Good copywriting example

Well HAVE you ever not read a text? HAVE you?

1. It takes advantage of every copywriter’s go-to tactic – the rhetorical question. We like rhetoricals because they connect with the audience.

2. It confidently delivers a truth (advertising folk sometimes call it an “insight”) which may just give the reader pause for thought. In this case the insight is that text messages DO get read.

Anytime you give a reader pause for thought you have a chance to persuade them. You may also gain something akin to the reader’s respect for telling them something they didn’t already know.

After the headline the rest is pretty awful and yes, even we can spot some grammatical errors. Still; that headline is a winner.

great copywriting examples

Opening paragraphs like this aren't written everyday.

We truly love this great copywriting on the left for several reasons. That opening paragraph is a show stopper.
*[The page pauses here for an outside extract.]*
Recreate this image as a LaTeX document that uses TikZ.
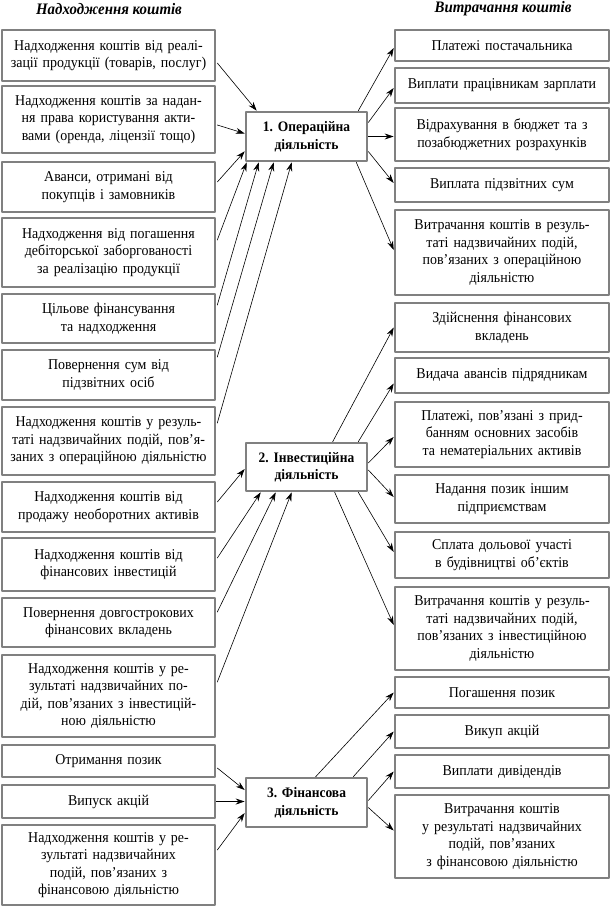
\documentclass[tikz,border=0pt]{standalone}
\usepackage{fontspec}
\setmainfont{Liberation Serif}[FakeStretch=0.93]
\frenchspacing
\usetikzlibrary{arrows.meta,calc}
\begin{document}
\begin{tikzpicture}[
		x=1pt, y=-1pt,
		>={Stealth[length=9pt,width=6pt]},
		line cap=round,
		line join=round,
		font=\fontsize{15}{17.5}\selectfont,
		frame/.style={draw=black!50, line width=2.6pt, fill=white, align=center, inner sep=2pt},
		inbox/.style={frame, minimum width=213pt, text width=208pt},
		outbox/.style={frame, minimum width=214pt, text width=209pt},
		actbox/.style={frame, minimum width=121pt, text width=116pt, font=\fontsize{14.5}{17.5}\selectfont\bfseries},
		head/.style={font=\fontsize{16}{18}\selectfont\bfseries\itshape}
		]
		\useasboundingbox (0,0) rectangle (612,910);
		% headings
		\node[head] (hin) at (109,9) {Надходження коштів};
		\node[head] (hout) at (503,9) {Витрачання коштів};
		% kinds of activity
		\node[actbox, minimum height=49pt] (op) at (306.5,136.5) {1. Операційна\\діяльність};
		\node[actbox, minimum height=48pt] (inv) at (306.5,467) {2. Інвестиційна\\діяльність};
		\node[actbox, minimum height=49pt] (fin) at (306.5,802.5) {3. Фінансова\\діяльність};
		% inflows
		\node[inbox, minimum height=51pt] (l1) at (108.5,55.5) {Надходження коштів від реалі-\\зації продукції (товарів, послуг)};
		\node[inbox, minimum height=67pt] (l2) at (108.5,119.5) {Надходження коштів за надан-\\ня права користування акти-\\вами (оренда, ліцензії тощо)};
		\node[inbox, minimum height=50pt] (l3) at (108.5,187) {Аванси, отримані від\\покупців і замовників};
		\node[inbox, minimum height=69pt] (l4) at (108.5,252.5) {Надходження від погашення\\дебіторської заборгованості\\за реалізацію продукції};
		\node[inbox, minimum height=49pt] (l5) at (108.5,318.5) {Цільове фінансування\\та надходження};
		\node[inbox, minimum height=50pt] (l6) at (108.5,375) {Повернення сум від\\підзвітних осіб};
		\node[inbox, minimum height=68pt] (l7) at (108.5,441) {Надходження коштів у резуль-\\таті надзвичайних подій, пов’я-\\заних з операційною діяльністю};
		\node[inbox, minimum height=50pt] (l8) at (108.5,507) {Надходження коштів від\\продажу необоротних активів};
		\node[inbox, minimum height=53pt] (l9) at (108.5,564.5) {Надходження коштів від\\фінансових інвестицій};
		\node[inbox, minimum height=49pt] (l10) at (108.5,622.5) {Повернення довгострокових\\фінансових вкладень};
		\node[inbox, minimum height=82pt] (l11) at (108.5,696) {Надходження коштів у ре-\\зультаті надзвичайних по-\\дій, пов’язаних з інвестицій-\\ною діяльністю};
		\node[inbox, minimum height=32pt] (l12) at (108.5,761) {Отримання позик};
		\node[inbox, minimum height=33pt] (l13) at (108.5,801.5) {Випуск акцій};
		\node[inbox, minimum height=80pt] (l14) at (108.5,865) {Надходження коштів у ре-\\зультаті надзвичайних\\подій, пов’язаних з\\фінансовою діяльністю};
		% outflows
		\node[outbox, minimum height=31pt] (r1) at (502,45.5) {Платежі постачальника};
		\node[outbox, minimum height=35pt] (r2) at (502,85.5) {Виплати працівникам зарплати};
		\node[outbox, minimum height=53pt] (r3) at (502,134.5) {Відрахування в бюджет та з\\позабюджетних розрахунків};
		\node[outbox, minimum height=34pt] (r4) at (502,185) {Виплата підзвітних сум};
		\node[outbox, minimum height=85pt] (r5) at (502,252.5) {Витрачання коштів в резуль-\\таті надзвичайних подій,\\пов’язаних з операційною\\діяльністю};
		\node[outbox, minimum height=49pt] (r6) at (502,327.5) {Здійснення фінансових\\вкладень};
		\node[outbox, minimum height=35pt] (r7) at (502,375.5) {Видача авансів підрядникам};
		\node[outbox, minimum height=65pt] (r8) at (502,434.5) {Платежі, пов’язані з прид-\\банням основних засобів\\та нематеріальних активів};
		\node[outbox, minimum height=48pt] (r9) at (502,499) {Надання позик іншим\\підприємствам};
		\node[outbox, minimum height=46pt] (r10) at (502,555) {Сплата дольової участі\\в будівництві об’єктів};
		\node[outbox, minimum height=83pt] (r11) at (502,628.5) {Витрачання коштів у резуль-\\таті надзвичайних подій,\\пов’язаних з інвестиційною\\діяльністю};
		\node[outbox, minimum height=31pt] (r12) at (502,692.5) {Погашення позик};
		\node[outbox, minimum height=33pt] (r13) at (502,731.5) {Викуп акцій};
		\node[outbox, minimum height=33pt] (r14) at (502,771.5) {Виплати дивідендів};
		\node[outbox, minimum height=83pt] (r15) at (502,836.5) {Витрачання коштів\\у результаті надзвичайних\\подій, пов’язаних\\з фінансовою діяльністю};
		\begin{scope}[->, line width=0.6pt]
		% into operating activity
		\draw ($(l1.east)+(1,7.5)$) -- ($(op.north west)+(12,0)$);
		\draw ($(l2.east)+(1,5.5)$) -- ($(op.west)+(0,-3)$);
		\draw ($(l3.east)+(1,-5)$) -- ($(op.south west)+(0,-11)$);
		\draw ($(l4.east)+(1,-12.5)$) -- ($(op.south west)+(2,0)$);
		\draw ($(l5.east)+(1,-13.5)$) -- ($(op.south west)+(14,0)$);
		\draw ($(l6.east)+(1,-18)$) -- ($(op.south west)+(29,0)$);
		\draw ($(l7.east)+(1,-18)$) -- ($(op.south west)+(47,0)$);
		% out of operating activity
		\draw ($(op.north east)+(-10,0)$) -- ($(r1.west)+(0,2.5)$);
		\draw ($(op.east)+(0,-14)$) -- ($(r2.west)+(0,2.5)$);
		\draw (op.east) -- (op.east -| r3.west);
		\draw ($(op.east)+(0,15)$) -- ($(r4.west)+(0,-2)$);
		\draw ($(op.south east)+(-12,0)$) -- ($(r5.west)+(0,-2.5)$);
		% into investing activity
		\draw ($(l8.east)+(1,-5)$) -- ($(inv.west)+(0,2)$);
		\draw ($(l9.east)+(1,-6.5)$) -- ($(inv.south west)+(16,0)$);
		\draw ($(l10.east)+(1,-10.5)$) -- ($(inv.south west)+(31,0)$);
		\draw ($(l11.east)+(1,-14)$) -- ($(inv.south west)+(47,0)$);
		% out of investing activity
		\draw ($(inv.north west)+(88,0)$) -- (r6.west);
		\draw ($(inv.north east)+(-10,0)$) -- ($(r7.west)+(0,8)$);
		\draw ($(inv.east)+(0,-4)$) -- ($(r8.west)+(0,2.5)$);
		\draw ($(inv.east)+(0,3)$) -- ($(r9.west)+(0,-2)$);
		\draw ($(inv.south east)+(-10,0)$) -- ($(r10.west)+(0,-3)$);
		\draw ($(inv.south west)+(90,0)$) -- ($(r11.west)+(0,-3.5)$);
		% into financing activity
		\draw ($(l12.east)+(1,7)$) -- ($(fin.west)+(0,-12.5)$);
		\draw (l13.east) -- (l13.east -| fin.west);
		\draw ($(l14.east)+(1,-15)$) -- ($(fin.west)+(0,10.5)$);
		% out of financing activity
		\draw ($(fin.north west)+(71,0)$) -- (r12.west);
		\draw ($(fin.north east)+(-15,0)$) -- (r13.west);
		\draw ($(fin.east)+(0,-2)$) -- (r14.west);
		\draw ($(fin.east)+(0,5)$) -- ($(r15.west)+(0,-6)$);
		\end{scope}
		\end{tikzpicture}
\end{document}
We present it as part of our Copy Savvy 101 workshops and can report that 98% of our participants find it funny, attention-grabbing and disarming.

Additionally, we love it because it is exactly what you wouldn’t expect from the client (ABC Shops).  A brave copywriter submitted these words. Kudos to them.

Copywriting tip: when you have a left-of-centre idea never present it for appraisal by itself. Make it the third of three options when it will stand out against the vanilla opposition. This is especially true and easy to do when submitting alternative headlines or quotes for a media release. You may even deliberately choose to present two boring options as alternatives to your preferred, enzaned option. Yes we just made that word up. Feel free to use it.